* TASK BRIEF
Give back the records below exactly, every one, with no pictures.

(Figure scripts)
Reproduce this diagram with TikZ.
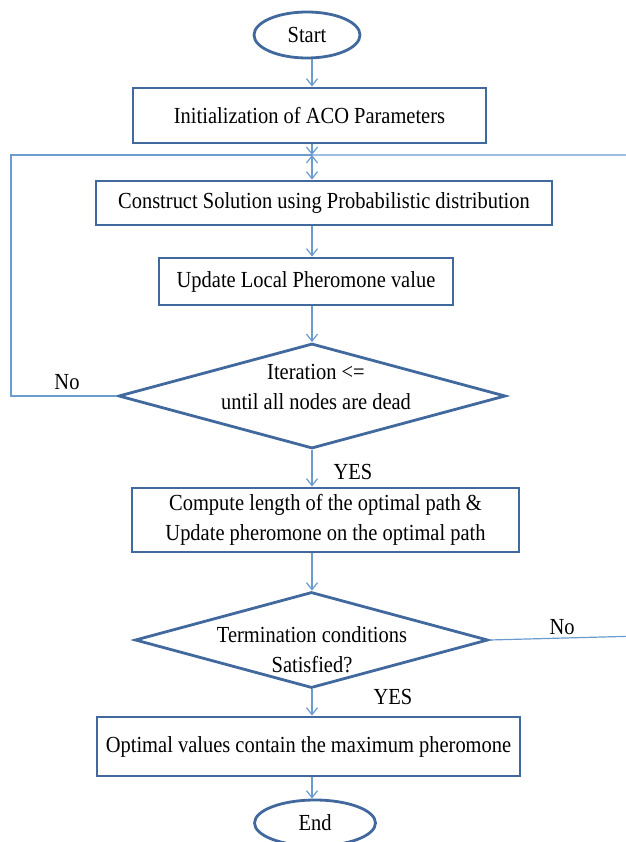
\documentclass[tikz,border=0pt]{standalone}
\usepackage{fontspec}
% a slightly condensed, taller serif face
\setmainfont{Liberation Serif}[FakeStretch=0.89]
\usetikzlibrary{shapes.geometric,arrows.meta}
\definecolor{boxblue}{HTML}{41699E}
\definecolor{linkblue}{HTML}{6C9BD0}
\begin{document}
\begin{tikzpicture}[x=1pt,y=-1pt,
  every node/.style={font=\fontsize{23}{30}\selectfont, text=black},
  procbox/.style={draw=boxblue, line width=2.8pt, fill=white, rectangle, inner sep=0pt, align=center},
  terminal/.style={draw=boxblue, line width=2.8pt, fill=white, ellipse, inner sep=0pt},
  decision/.style={draw=boxblue, line width=2.8pt, fill=white, diamond, inner sep=0pt},
  link/.style={draw=linkblue, line width=1.2pt},
  tip/.tip={Straight Barb[length=7pt,width=11pt]},
  arr/.style={link, -tip},
  lbl/.style={inner sep=0pt}]
\useasboundingbox[fill=white] (0,0) rectangle (625,842);

% flowchart steps
\node[terminal, minimum width=106pt, minimum height=46pt] (start) at (307,35) {Start};
\node[procbox, minimum width=353pt, minimum height=55pt] (init) at (309.5,115.5) {Initialization of ACO Parameters};
\node[procbox, minimum width=456pt, minimum height=44pt] (construct) at (324,203) {Construct Solution using Probabilistic distribution};
\node[procbox, minimum width=294pt, minimum height=47pt] (update) at (306,281.5) {Update Local Pheromone value};
\node[decision, minimum width=387pt, minimum height=105pt] (iter) at (312,396) {};
\node[lbl, align=center] (itertext) at (316,387) {Iteration <=\\until all nodes are dead};
\node[procbox, minimum width=387pt, minimum height=64pt] (compute) at (325.5,520) {Compute length of the optimal path \&\\Update pheromone on the optimal path};
\node[decision, minimum width=353pt, minimum height=96pt] (term) at (311.5,640) {};
\node[lbl, align=center] (termtext) at (312,650) {Termination conditions\\Satisfied?};
\node[procbox, minimum width=423pt, minimum height=59pt] (optimal) at (308.5,746.5) {Optimal values contain the maximum pheromone};
\node[terminal, minimum width=121pt, minimum height=46pt] (end) at (315,823) {End};

% branch labels
\node[lbl] (no1) at (67,382) {No};
\node[lbl] (yes1) at (353,472) {YES};
\node[lbl] (no2) at (562,627) {No};
\node[lbl] (yes2) at (393,697) {YES};

% junction of the two loops above the construction step
\coordinate (j) at (312,155);
\coordinate (lcorner) at (11,155);
\coordinate (rbend) at (640,636);
\coordinate (rcorner) at (640,155);

% main flow
\draw[arr] (start.south -| j) -- (init.north -| j);
\draw[arr] (init.south -| j) -- (j);
\draw[link, tip-tip] (j) -- (construct.north -| j);
\draw[arr] (construct.south -| j) -- (update.north -| j);
\draw[arr] (update.south -| j) -- (iter.north);
\draw[arr] (iter.south) -- (compute.north -| j);
\draw[arr] (compute.south -| j) -- (term.north -| j);
\draw[arr] (term.south -| j) -- (optimal.north -| j);
\draw[arr] (optimal.south -| j) -- (end.north -| j);

% loops back
\draw[link] (iter.west) -| (lcorner) -- (j);
\draw[link] (term.east) -- (rbend) -- (rcorner) -- (j);
\end{tikzpicture}
\end{document}
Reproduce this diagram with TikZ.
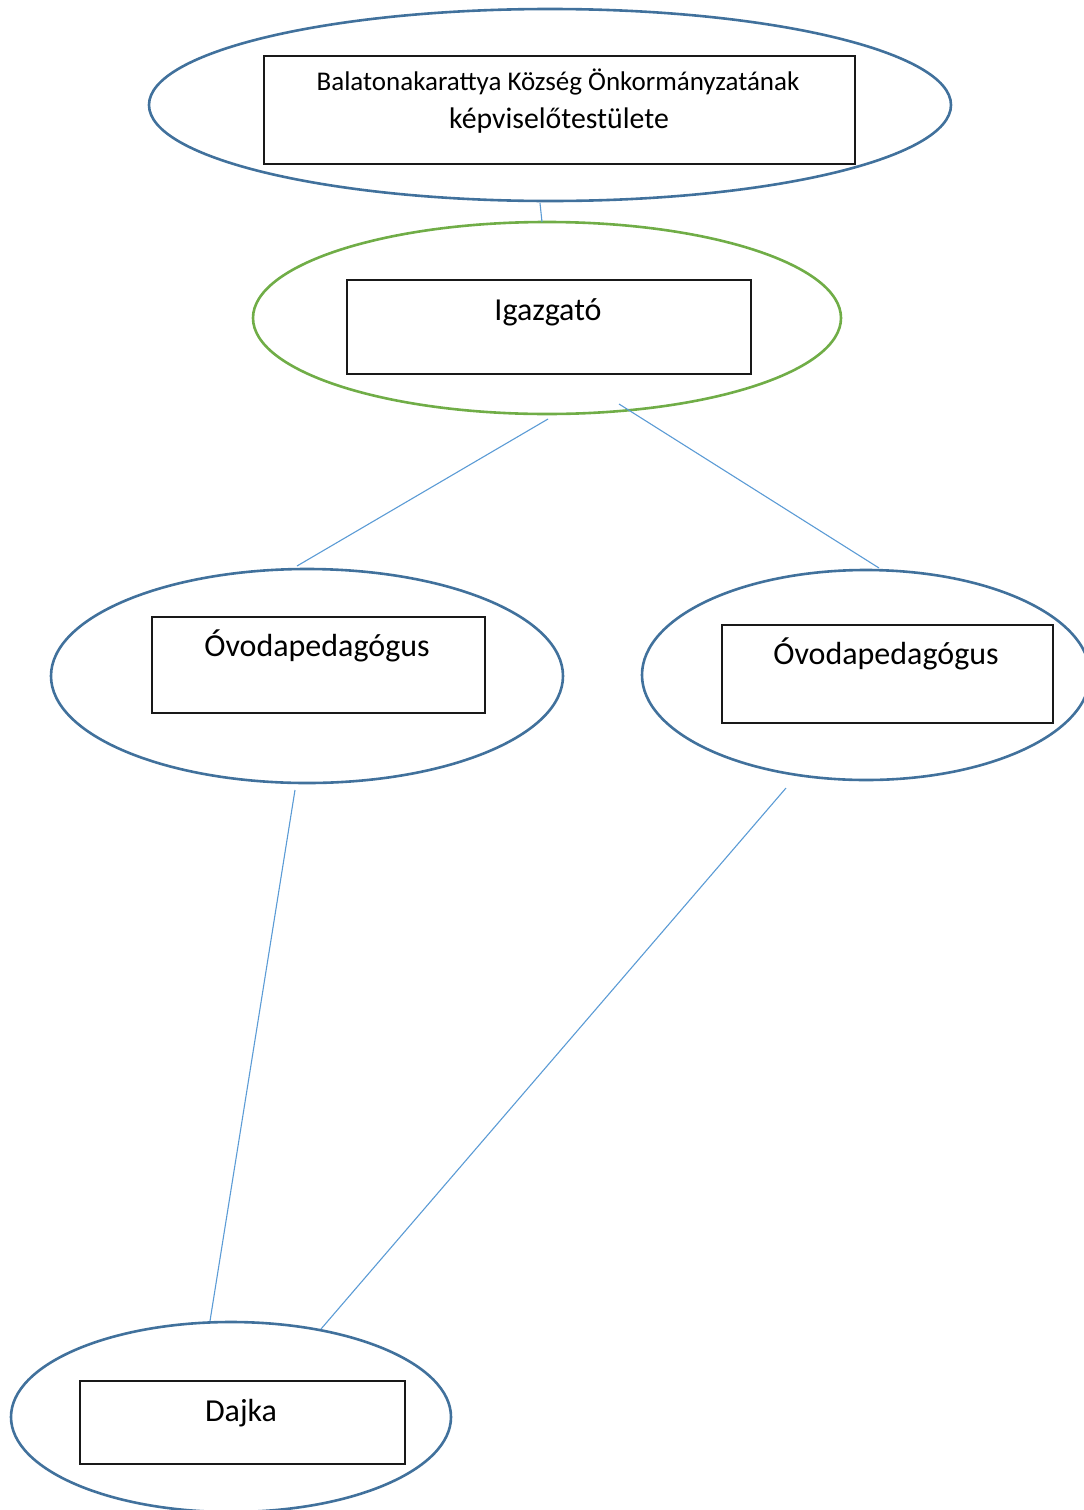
\documentclass[tikz,border=0pt]{standalone}
\usepackage{fontspec}
\setmainfont{Carlito}
\usetikzlibrary{shapes.geometric}
\definecolor{ellblue}{HTML}{41719C}
\definecolor{ellgreen}{HTML}{70AD47}
\definecolor{conblue}{HTML}{5B9BD5}
\tikzset{
  oval/.style={ellipse, draw=ellblue, line width=2.6pt, inner sep=0pt},
  greenoval/.style={oval, draw=ellgreen},
  box/.style={draw=black!90, line width=1.5pt, inner sep=0pt, anchor=north west},
  lbl/.style={inner sep=0pt, anchor=base, font=\fontsize{32}{38}\selectfont},
  con/.style={draw=conblue, line width=1.1pt}
}
\begin{document}
\begin{tikzpicture}[x=1pt,y=-1pt]
\useasboundingbox (0,0) rectangle (1084,1510);
% ellipses
\node[oval, minimum width=802pt, minimum height=192pt] (top) at (550,105) {};
\node[greenoval, minimum width=588pt, minimum height=192pt] (igz) at (547,318) {};
\node[oval, minimum width=512pt, minimum height=214pt] (ovl) at (307,676) {};
\node[oval, minimum width=448pt, minimum height=210pt] (ovr) at (866,675) {};
\node[oval, minimum width=440pt, minimum height=190pt] (daj) at (231,1417) {};
% boxes
\node[box, minimum width=591pt, minimum height=108pt] (topbox) at (263,55) {};
\node[box, minimum width=404pt, minimum height=94pt] (igzbox) at (346,279) {};
\node[box, minimum width=333pt, minimum height=96pt] (ovlbox) at (151,616) {};
\node[box, minimum width=331pt, minimum height=98pt] (ovrbox) at (721,624) {};
\node[box, minimum width=325pt, minimum height=83pt] (dajbox) at (79,1380) {};
% labels
\node[lbl, font=\fontsize{27}{32}\selectfont] (t1) at (558,90) {Balatonakarattya Község Önkormányzatának};
\node[lbl, font=\fontsize{29.8}{35}\selectfont] (t2) at (559,128) {képviselőtestülete};
\node[lbl] (t3) at (548,320) {Igazgató};
\node[lbl] (t4) at (317,656) {Óvodapedagógus};
\node[lbl] (t5) at (886,664) {Óvodapedagógus};
\node[lbl] (t6) at (241,1421) {Dajka};
% connector ends
\coordinate (c1a) at (540,203);
\coordinate (c1b) at (542,222);
\coordinate (c2a) at (548,419);
\coordinate (c2b) at (297,566);
\coordinate (c3a) at (619,404);
\coordinate (c3b) at (879,568);
\coordinate (c4a) at (295,790);
\coordinate (c4b) at (210,1321);
\coordinate (c5a) at (786,788);
\coordinate (c5b) at (321,1329);
\draw[con] (c1a) -- (c1b);
\draw[con] (c2a) -- (c2b);
\draw[con] (c3a) -- (c3b);
\draw[con] (c4a) -- (c4b);
\draw[con] (c5a) -- (c5b);
\end{tikzpicture}
\end{document}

* SOLUTION FOR THIS EXERCISE
Reproduce this diagram with TikZ.
\documentclass[tikz,border=0pt]{standalone}
\usepackage{fontspec}
% a slightly condensed, taller serif face
\setmainfont{Liberation Serif}[FakeStretch=0.89]
\usetikzlibrary{shapes.geometric,arrows.meta}
\definecolor{boxblue}{HTML}{41699E}
\definecolor{linkblue}{HTML}{6C9BD0}
\begin{document}
\begin{tikzpicture}[x=1pt,y=-1pt,
  every node/.style={font=\fontsize{23}{30}\selectfont, text=black},
  procbox/.style={draw=boxblue, line width=2.8pt, fill=white, rectangle, inner sep=0pt, align=center},
  terminal/.style={draw=boxblue, line width=2.8pt, fill=white, ellipse, inner sep=0pt},
  decision/.style={draw=boxblue, line width=2.8pt, fill=white, diamond, inner sep=0pt},
  link/.style={draw=linkblue, line width=1.2pt},
  tip/.tip={Straight Barb[length=7pt,width=11pt]},
  arr/.style={link, -tip},
  lbl/.style={inner sep=0pt}]
\useasboundingbox[fill=white] (0,0) rectangle (625,842);

% flowchart steps
\node[terminal, minimum width=106pt, minimum height=46pt] (start) at (307,35) {Start};
\node[procbox, minimum width=353pt, minimum height=55pt] (init) at (309.5,115.5) {Initialization of ACO Parameters};
\node[procbox, minimum width=456pt, minimum height=44pt] (construct) at (324,203) {Construct Solution using Probabilistic distribution};
\node[procbox, minimum width=294pt, minimum height=47pt] (update) at (306,281.5) {Update Local Pheromone value};
\node[decision, minimum width=387pt, minimum height=105pt] (iter) at (312,396) {};
\node[lbl, align=center] (itertext) at (316,387) {Iteration <=\\until all nodes are dead};
\node[procbox, minimum width=387pt, minimum height=64pt] (compute) at (325.5,520) {Compute length of the optimal path \&\\Update pheromone on the optimal path};
\node[decision, minimum width=353pt, minimum height=96pt] (term) at (311.5,640) {};
\node[lbl, align=center] (termtext) at (312,650) {Termination conditions\\Satisfied?};
\node[procbox, minimum width=423pt, minimum height=59pt] (optimal) at (308.5,746.5) {Optimal values contain the maximum pheromone};
\node[terminal, minimum width=121pt, minimum height=46pt] (end) at (315,823) {End};

% branch labels
\node[lbl] (no1) at (67,382) {No};
\node[lbl] (yes1) at (353,472) {YES};
\node[lbl] (no2) at (562,627) {No};
\node[lbl] (yes2) at (393,697) {YES};

% junction of the two loops above the construction step
\coordinate (j) at (312,155);
\coordinate (lcorner) at (11,155);
\coordinate (rbend) at (640,636);
\coordinate (rcorner) at (640,155);

% main flow
\draw[arr] (start.south -| j) -- (init.north -| j);
\draw[arr] (init.south -| j) -- (j);
\draw[link, tip-tip] (j) -- (construct.north -| j);
\draw[arr] (construct.south -| j) -- (update.north -| j);
\draw[arr] (update.south -| j) -- (iter.north);
\draw[arr] (iter.south) -- (compute.north -| j);
\draw[arr] (compute.south -| j) -- (term.north -| j);
\draw[arr] (term.south -| j) -- (optimal.north -| j);
\draw[arr] (optimal.south -| j) -- (end.north -| j);

% loops back
\draw[link] (iter.west) -| (lcorner) -- (j);
\draw[link] (term.east) -- (rbend) -- (rcorner) -- (j);
\end{tikzpicture}
\end{document}
Reproduce this diagram with TikZ.
\documentclass[tikz,border=0pt]{standalone}
\usepackage{fontspec}
\setmainfont{Carlito}
\usetikzlibrary{shapes.geometric}
\definecolor{ellblue}{HTML}{41719C}
\definecolor{ellgreen}{HTML}{70AD47}
\definecolor{conblue}{HTML}{5B9BD5}
\tikzset{
  oval/.style={ellipse, draw=ellblue, line width=2.6pt, inner sep=0pt},
  greenoval/.style={oval, draw=ellgreen},
  box/.style={draw=black!90, line width=1.5pt, inner sep=0pt, anchor=north west},
  lbl/.style={inner sep=0pt, anchor=base, font=\fontsize{32}{38}\selectfont},
  con/.style={draw=conblue, line width=1.1pt}
}
\begin{document}
\begin{tikzpicture}[x=1pt,y=-1pt]
\useasboundingbox (0,0) rectangle (1084,1510);
% ellipses
\node[oval, minimum width=802pt, minimum height=192pt] (top) at (550,105) {};
\node[greenoval, minimum width=588pt, minimum height=192pt] (igz) at (547,318) {};
\node[oval, minimum width=512pt, minimum height=214pt] (ovl) at (307,676) {};
\node[oval, minimum width=448pt, minimum height=210pt] (ovr) at (866,675) {};
\node[oval, minimum width=440pt, minimum height=190pt] (daj) at (231,1417) {};
% boxes
\node[box, minimum width=591pt, minimum height=108pt] (topbox) at (263,55) {};
\node[box, minimum width=404pt, minimum height=94pt] (igzbox) at (346,279) {};
\node[box, minimum width=333pt, minimum height=96pt] (ovlbox) at (151,616) {};
\node[box, minimum width=331pt, minimum height=98pt] (ovrbox) at (721,624) {};
\node[box, minimum width=325pt, minimum height=83pt] (dajbox) at (79,1380) {};
% labels
\node[lbl, font=\fontsize{27}{32}\selectfont] (t1) at (558,90) {Balatonakarattya Község Önkormányzatának};
\node[lbl, font=\fontsize{29.8}{35}\selectfont] (t2) at (559,128) {képviselőtestülete};
\node[lbl] (t3) at (548,320) {Igazgató};
\node[lbl] (t4) at (317,656) {Óvodapedagógus};
\node[lbl] (t5) at (886,664) {Óvodapedagógus};
\node[lbl] (t6) at (241,1421) {Dajka};
% connector ends
\coordinate (c1a) at (540,203);
\coordinate (c1b) at (542,222);
\coordinate (c2a) at (548,419);
\coordinate (c2b) at (297,566);
\coordinate (c3a) at (619,404);
\coordinate (c3b) at (879,568);
\coordinate (c4a) at (295,790);
\coordinate (c4b) at (210,1321);
\coordinate (c5a) at (786,788);
\coordinate (c5b) at (321,1329);
\draw[con] (c1a) -- (c1b);
\draw[con] (c2a) -- (c2b);
\draw[con] (c3a) -- (c3b);
\draw[con] (c4a) -- (c4b);
\draw[con] (c5a) -- (c5b);
\end{tikzpicture}
\end{document}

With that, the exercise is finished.